Son bir haftadır başta Rojava ve Başur Kürdistan’ına olmak üzere Kürt halkına karşı ciddi saldırılar gerçekleştiriliyor. Bu saldırılar aynı plan dahilinde yapılıyor ve Kürt halkının varlık ve özgürlük iradesini hedef almaktadır. Kuzey Kürdistan’da da askeri operasyonların yanında her gün gözaltı ve tutuklamalar oluyor. Yani değişen hiçbir şey yok, tam tersine saldırılar daha da yoğunlaştırılarak devam ettiriliyor. Madem saldırılar sürüyor, Kürt halkının canına ve özgürlüğüne kast ediliyor, o halde Kürtlerden de kimse bir şey beklemesin. Kürt halkı politik bir halktır, duruma göre ne yapacağını bilen bir halktır. Barışa olduğu kadar direnişe de hazırdır. O nedenle saldırılar durmadıkça direniş de durmamalıdır.
Şu da bilinmeli ki, Kürtler avantajlı bir konumdadır. Ortadoğu’da sömürü ve yıkımdan başka bir şey getirmeyen ve en çok da Kürtlerin zarar gördüğü ulus devletler ve dayandıkları dincilik, milliyetçilik ve cinsiyetçilik ideolojilerinin iflas ettiği ve gittikçe aşıldığı bir döneme girmiş bulunuyoruz. Böyle bir zamanda Kürt halkının sahip olduğu ideoloji ve siyaset tek alternatif çizgi durumundadır. Dolayısıyla AKP-MHP iktidarının çürümüş zihniyet ve siyasetine değil, Kürt Özgürlük Hareketi’nin tüm dünyada hayranlıkla karşılanan mücadelesine güvenmek gerekiyor. Ortadoğu’da özlenen yaşam, özgürlük hareketinin önderi Abdullah Öcalan’ın fikir ve çözüm projeleriyle gelecektir. Gelecek, ezilenlerin yani Kürtlerin, kadınların emekçilerin ve gençlerin yürüteceği ortak mücadeleyle kurulacaktır.

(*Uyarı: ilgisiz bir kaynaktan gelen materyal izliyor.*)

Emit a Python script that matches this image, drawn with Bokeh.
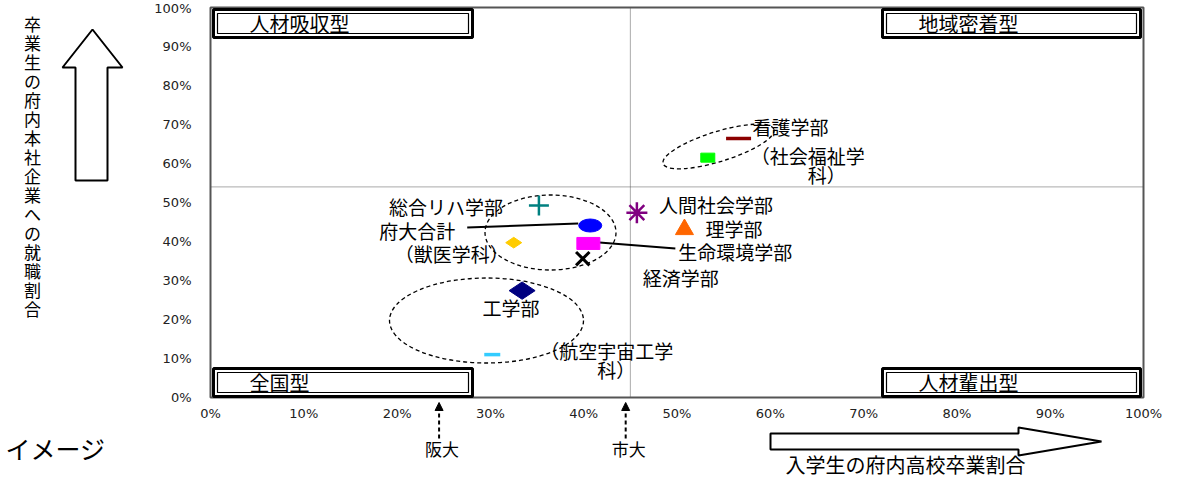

Bu anlamda gençlik kendi temel gündeminden sapmamalı, tarihsel görevleri üzerinde durmalıdır. Boş beklentilere giren çaresizleri değil, yaşam ve mücadele pratikleriyle destanlar yazan kahramanları örnek almalıdır. Onların açtığı yolda büyük bir inanç ve kararlılıkla yürüyebilmelidir. Geriye dönmek yok artık, başarmaktan başka bir seçenek de düşünülmemeli. Öyle ya da böyle Kürt halkının varlık ve özgürlük mücadelesi kazanacaktır. Bu uğurda verilen her mücadele, dökülen her damla ter Kürdün özgür geleceğinin teminatı oluyor, bunu da böyle bilmek gerekiyor.
Bu nedenle Kürdistan gençliği somut adımlar atılmadan, Kürt Özgürlük Hareketi ve Sayın Abdullah Öcalan muhatap alınmadan yeni süreç söylemini gündemine bile almamalı. Bu söylemin tamamen özel savaş siyasetinin kirli bir taktiği olduğunu bilmeli ve AKP-MHP iktidarını bin pişman edene kadar durmamalı, kesintisiz eylem halinde olmalıdır. Gençliğin gündemi direniş olmalı; mücadele nasıl daha etkili yürütülür, bu tarihsel dönemeçte hangi yöntem ve araçlara başvurmalı, bunlar olmalıdır.